Donation of YUKI Somei’s rough draft of his manuscript for A Description of the Graves of Artists

YUKI Somei’s manuscript for A Description of Graves of Artists

 The Japanese-style painter YUKI Somei (1875–1957) is known as a figure who contributed to a revolution in modern Japanese-style painting. He did this by developing a style based on naturalism in the middle of the Meiji Period and by participating in the forming of Kinreisha (an organization encouraging Japanese-style painters) with painters such as HIRAFUKU Hyakusui and KABURAKI Kiyokata during the Taisho period. Many of YUKI’s written works about art survive today. Some of these works contain empirical information based on documentary research that is valued even today. These works include A Study of the Graves of Tokyo Artists (1931), A Description of the Graves of Tokyo Artists (1936), and A Description of the Graves of Artists (1953). These 3 works compile information on the graves of artists (with a focus on “artists” in the traditional sense), and they are valuable sources that provide clues to the past.

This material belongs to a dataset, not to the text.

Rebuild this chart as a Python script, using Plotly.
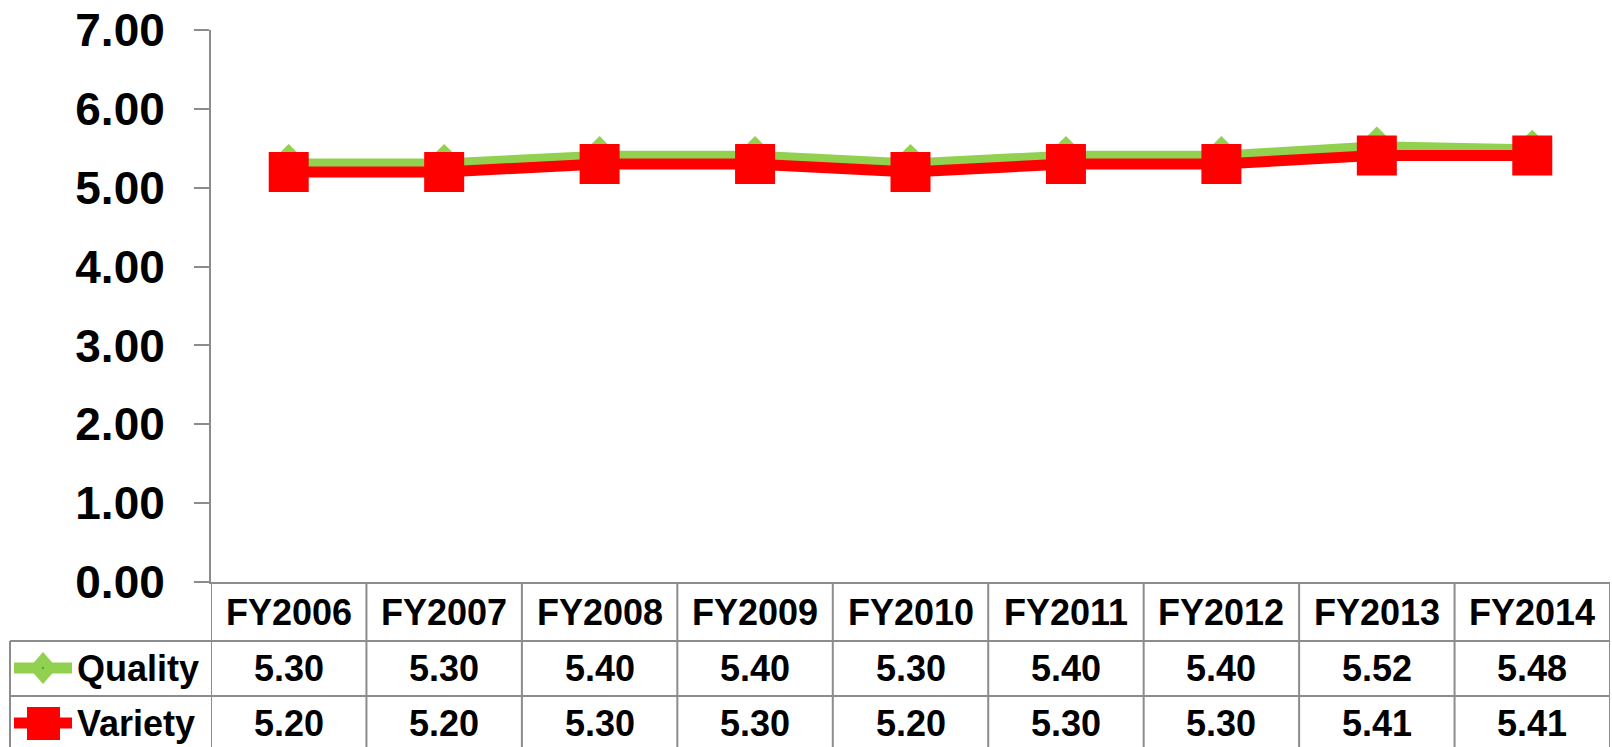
import plotly.graph_objects as go

categories = ["FY2006", "FY2007", "FY2008", "FY2009", "FY2010", "FY2011", "FY2012", "FY2013", "FY2014"]
quality = [5.30, 5.30, 5.40, 5.40, 5.30, 5.40, 5.40, 5.52, 5.48]
variety = [5.20, 5.20, 5.30, 5.30, 5.20, 5.30, 5.30, 5.41, 5.41]
series_names = ["Quality", "Variety"]

GREEN = "#92D050"
RED = "#FF0000"
GRID = "#8C8C8C"
FONT = "Liberation Sans, Arial, sans-serif"

W, H = 1612, 747
L, R, T = 211, 2, 30
PB = 582  # bottom pixel of plot
B = H - PB
PW = W - L - R
PH = PB - T


def px(x):
    return (x - L) / PW


def py(y):
    return (PB - y) / PH


fig = go.Figure()
fig.add_trace(go.Scatter(
    x=categories, y=quality, name=series_names[0], mode="lines+markers",
    line=dict(color=GREEN, width=11),
    marker=dict(symbol="diamond", size=31, color=GREEN),
))
fig.add_trace(go.Scatter(
    x=categories, y=variety, name=series_names[1], mode="lines+markers",
    line=dict(color=RED, width=11),
    marker=dict(symbol="square", size=40, color=RED, line=dict(width=0)),
))

shapes = []
line_style = dict(color=GRID, width=2)
for i in range(len(categories) + 1):
    shapes.append(dict(type="line", xref="x", yref="paper", x0=i - 0.5, x1=i - 0.5,
                       y0=0, y1=py(760), line=line_style))
for yy in (641, 696):
    shapes.append(dict(type="line", xref="paper", yref="paper", x0=px(10), x1=1,
                       y0=py(yy), y1=py(yy), line=line_style))
shapes.append(dict(type="line", xref="paper", yref="paper", x0=px(10), x1=px(10),
                   y0=py(641), y1=py(760), line=line_style))

for yy, col in ((668, GREEN), (723, RED)):
    shapes.append(dict(type="line", xref="paper", yref="paper", x0=px(14), x1=px(72),
                       y0=py(yy), y1=py(yy), line=dict(color=col, width=11)))


def ppath(points):
    return "M " + " L ".join(f"{px(a)},{py(b)}" for a, b in points) + " Z"


shapes.append(dict(type="path", xref="paper", yref="paper",
                   path=ppath([(43, 652), (57, 668), (43, 684), (29, 668)]),
                   fillcolor=GREEN, line=dict(width=0)))
shapes.append(dict(type="path", xref="paper", yref="paper",
                   path=ppath([(28, 708), (59, 708), (59, 739), (28, 739)]),
                   fillcolor=RED, line=dict(color=RED, width=2)))
shapes.append(dict(type="circle", xref="paper", yref="paper",
                   x0=px(42), x1=px(44), y0=py(669), y1=py(667),
                   fillcolor="#00B050", line=dict(width=0)))

annotations = []
tfont = dict(family=FONT, size=36, color="black", weight="bold")
for c in categories:
    annotations.append(dict(x=c, y=py(612), xref="x", yref="paper", text=c,
                            showarrow=False, font=tfont, xanchor="center", yanchor="middle"))
for vals, yy in ((quality, 668), (variety, 723)):
    for c, v in zip(categories, vals):
        annotations.append(dict(x=c, y=py(yy), xref="x", yref="paper", text=f"{v:.2f}",
                                showarrow=False, font=tfont, xanchor="center", yanchor="middle"))
for name, yy in zip(series_names, (668, 723)):
    annotations.append(dict(x=px(75), y=py(yy), xref="paper", yref="paper", text=name,
                            showarrow=False, font=tfont, xanchor="left", yanchor="middle"))

fig.update_layout(
    width=W, height=H,
    margin=dict(l=L, r=R, t=T, b=B, pad=0),
    paper_bgcolor="white", plot_bgcolor="white",
    showlegend=False,
    shapes=shapes, annotations=annotations,
    xaxis=dict(type="category", range=[-0.5, len(categories) - 0.5], showticklabels=False,
               showline=True, linecolor=GRID, linewidth=2, ticks="", showgrid=False,
               zeroline=False),
    yaxis=dict(range=[0, 7], dtick=1, tickformat=".2f", showgrid=False, zeroline=False,
               showline=True, linecolor=GRID, linewidth=2, ticks="outside", ticklen=15,
               tickcolor=GRID, tickwidth=2, ticklabelstandoff=20,
               tickfont=dict(family=FONT, size=46, color="black", weight="bold")),
)

fig.write_html("out.html", config={"displayModeBar": False},
               post_script="document.body.style.margin='0px';document.body.style.overflow='hidden';")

 AOKI Shigeru, the head of the Association for the Study of Modern Japanese Art History and a visiting research at the Institute, donated YUKI’s rough draft of his series of descriptions of graves to the Institute. Like the printed edition, the rough draft features the date when different artists died, their age at death, and a biography. However, YUKI continued to revise the draft copy by adding information even after the printed edition came out. The assembled rough draft is more than 10 inches thick. The work conjures up YUKI’s devotion to compiling descriptions of graves. This work can be viewed in the Institute’s Library.